O sancta simplicitas! In what strange simplification and falsification man lives! One can never cease wondering when once one has got eyes for beholding this marvel! How we have made everything around us clear and free and easy and simple! how we have been able to give our senses a passport to everything superficial, our thoughts a godlike desire for wanton pranks and wrong inferences!—how from the beginning, we have contrived to retain our ignorance in order to enjoy an almost inconceivable freedom, thoughtlessness, imprudence, heartiness, and gaiety—in order to enjoy life!



Man has comported his way of being towards a lifestyle that tends towards errors: he accepts such things as atomism and free-will as necessary components of life. However, when further investigated, these concepts contain no objective truth whatsoever. So why do we have such tendencies to believe in these concepts?



Man retains this dominating ignorance as a tool in order to enjoy life... to an "almost inconceivable freedom, thoughtlessness, imprudence, and gaiety". Man's convictions are not objectively necessary, they are only necessary for a certain way of life.



And only on this solidified, granite-like foundation of ignorance could knowledge rear itself hitherto, the will to knowledge on the foundation of a far more powerful will, the will to ignorance, to the uncertain, to the untrue!
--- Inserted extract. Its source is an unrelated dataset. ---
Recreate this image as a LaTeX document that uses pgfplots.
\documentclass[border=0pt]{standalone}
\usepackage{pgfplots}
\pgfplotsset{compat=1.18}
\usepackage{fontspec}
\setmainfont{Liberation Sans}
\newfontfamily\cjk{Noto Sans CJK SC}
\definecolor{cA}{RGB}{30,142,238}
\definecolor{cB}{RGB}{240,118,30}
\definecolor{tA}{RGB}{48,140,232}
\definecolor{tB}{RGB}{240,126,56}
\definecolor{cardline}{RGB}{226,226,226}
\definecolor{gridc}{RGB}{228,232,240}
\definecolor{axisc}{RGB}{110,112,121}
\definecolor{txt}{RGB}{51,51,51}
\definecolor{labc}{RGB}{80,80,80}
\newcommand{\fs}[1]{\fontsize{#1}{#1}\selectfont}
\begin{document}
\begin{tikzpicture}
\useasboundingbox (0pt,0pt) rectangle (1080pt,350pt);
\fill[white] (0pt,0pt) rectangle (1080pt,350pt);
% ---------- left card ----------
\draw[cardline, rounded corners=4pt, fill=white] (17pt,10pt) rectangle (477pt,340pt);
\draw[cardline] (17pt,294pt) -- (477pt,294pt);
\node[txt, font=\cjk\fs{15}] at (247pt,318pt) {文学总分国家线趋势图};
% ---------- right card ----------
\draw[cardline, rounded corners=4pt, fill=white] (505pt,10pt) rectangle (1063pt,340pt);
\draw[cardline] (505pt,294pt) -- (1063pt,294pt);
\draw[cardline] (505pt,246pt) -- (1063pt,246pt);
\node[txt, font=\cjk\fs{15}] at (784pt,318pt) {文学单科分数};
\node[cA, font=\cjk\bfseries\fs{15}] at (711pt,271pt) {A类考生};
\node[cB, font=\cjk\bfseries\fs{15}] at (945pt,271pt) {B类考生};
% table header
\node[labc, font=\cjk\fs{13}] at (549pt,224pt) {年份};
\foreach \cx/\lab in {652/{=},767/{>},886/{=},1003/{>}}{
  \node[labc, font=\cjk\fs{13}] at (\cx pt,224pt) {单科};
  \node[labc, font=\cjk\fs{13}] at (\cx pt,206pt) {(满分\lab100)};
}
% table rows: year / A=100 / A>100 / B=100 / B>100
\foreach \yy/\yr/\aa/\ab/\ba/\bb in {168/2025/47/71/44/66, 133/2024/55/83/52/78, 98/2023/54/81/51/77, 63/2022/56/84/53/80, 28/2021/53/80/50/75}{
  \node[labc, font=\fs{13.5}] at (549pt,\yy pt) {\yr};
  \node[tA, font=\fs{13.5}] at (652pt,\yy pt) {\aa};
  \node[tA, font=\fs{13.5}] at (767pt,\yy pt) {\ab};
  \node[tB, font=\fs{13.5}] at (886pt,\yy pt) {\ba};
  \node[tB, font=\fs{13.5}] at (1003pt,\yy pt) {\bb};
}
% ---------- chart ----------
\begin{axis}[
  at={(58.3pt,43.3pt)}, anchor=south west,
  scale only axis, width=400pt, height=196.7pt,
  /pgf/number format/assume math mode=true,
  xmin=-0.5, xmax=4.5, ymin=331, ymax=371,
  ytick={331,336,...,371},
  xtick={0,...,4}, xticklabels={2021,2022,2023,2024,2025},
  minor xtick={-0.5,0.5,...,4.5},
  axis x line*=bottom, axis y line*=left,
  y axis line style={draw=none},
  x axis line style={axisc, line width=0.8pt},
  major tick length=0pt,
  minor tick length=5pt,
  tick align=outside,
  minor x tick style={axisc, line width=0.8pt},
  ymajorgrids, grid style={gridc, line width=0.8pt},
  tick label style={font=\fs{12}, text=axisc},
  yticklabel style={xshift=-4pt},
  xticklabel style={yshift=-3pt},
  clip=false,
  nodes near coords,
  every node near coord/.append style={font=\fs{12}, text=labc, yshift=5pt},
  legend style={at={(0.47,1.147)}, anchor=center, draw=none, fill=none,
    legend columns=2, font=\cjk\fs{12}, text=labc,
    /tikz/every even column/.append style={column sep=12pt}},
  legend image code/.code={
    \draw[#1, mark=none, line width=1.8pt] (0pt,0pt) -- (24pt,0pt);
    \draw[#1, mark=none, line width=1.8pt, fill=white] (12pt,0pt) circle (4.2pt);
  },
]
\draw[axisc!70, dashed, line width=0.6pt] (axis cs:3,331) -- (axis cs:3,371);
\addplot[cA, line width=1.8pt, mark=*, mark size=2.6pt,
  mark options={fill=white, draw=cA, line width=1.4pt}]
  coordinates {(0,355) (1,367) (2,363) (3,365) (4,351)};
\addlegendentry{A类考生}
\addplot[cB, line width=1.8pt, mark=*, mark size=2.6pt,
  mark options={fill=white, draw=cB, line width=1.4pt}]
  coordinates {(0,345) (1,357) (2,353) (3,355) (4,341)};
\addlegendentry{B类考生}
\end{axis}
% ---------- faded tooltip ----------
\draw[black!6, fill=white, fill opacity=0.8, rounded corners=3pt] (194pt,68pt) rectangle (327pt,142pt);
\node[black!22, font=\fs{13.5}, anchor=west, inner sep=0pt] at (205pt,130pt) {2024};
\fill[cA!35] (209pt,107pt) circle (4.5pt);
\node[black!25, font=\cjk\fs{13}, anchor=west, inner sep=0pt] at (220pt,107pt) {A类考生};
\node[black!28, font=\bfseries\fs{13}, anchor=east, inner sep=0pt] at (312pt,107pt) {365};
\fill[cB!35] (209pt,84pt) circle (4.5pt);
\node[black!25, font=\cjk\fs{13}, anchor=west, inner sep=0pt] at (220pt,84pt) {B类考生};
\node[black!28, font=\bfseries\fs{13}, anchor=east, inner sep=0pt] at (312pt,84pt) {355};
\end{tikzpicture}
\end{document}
Not as its opposite, but—as its refinement!



The will to ignorance is more powerful than our will to knowledge. It presupposes it. Every knowledge seeking is backed by an appeal to live a life towards simplicity.
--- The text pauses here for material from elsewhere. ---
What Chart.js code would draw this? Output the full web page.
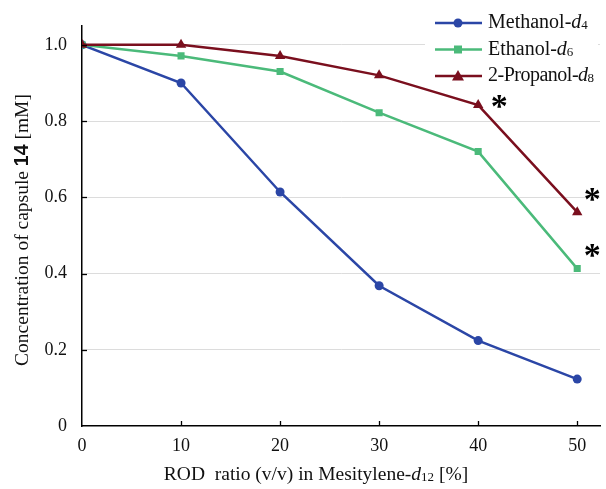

It is to be hoped, indeed, that LANGUAGE, here as elsewhere, will not get over its awkwardness, and that it will continue to talk of opposites where there are only degrees and many refinements of gradation; it is equally to be hoped that the incarnated Tartuffery of morals, which now belongs to our unconquerable "flesh and blood," will turn the words round in the mouths of us discerning ones. Here and there we understand it, and laugh at the way in which precisely the best knowledge seeks most to retain us in this SIMPLIFIED, thoroughly artificial, suitably imagined, and suitably falsified world: at the way in which, whether it will or not, it loves error, because, as living itself, it loves life!

This simplicitly is deeply embedded in the most fundamental ideas: Language and Morality.



  1. Language asserts the existance of opposities at the expense of generalizing details

  2. Morality will tell us what we ought to believe is good and bad



The free spirit and “discerning ones” can sometimes catch these errors escaping from their own mouths. And when this happens, all they can do is observe these human-all-too-human tendencies and laugh.



It is easy to fall into these traps of unfounded assumptions. But sometimes we can catch ourselves. And when that happens, we can laugh at ourselves and our attempts at constructing our own artificial, simplified, and sheltered world.



The free spirit loves laughing at itself; it loves when it overcomes its own desire for the false, simplified life. "...as living itself, it loves life!"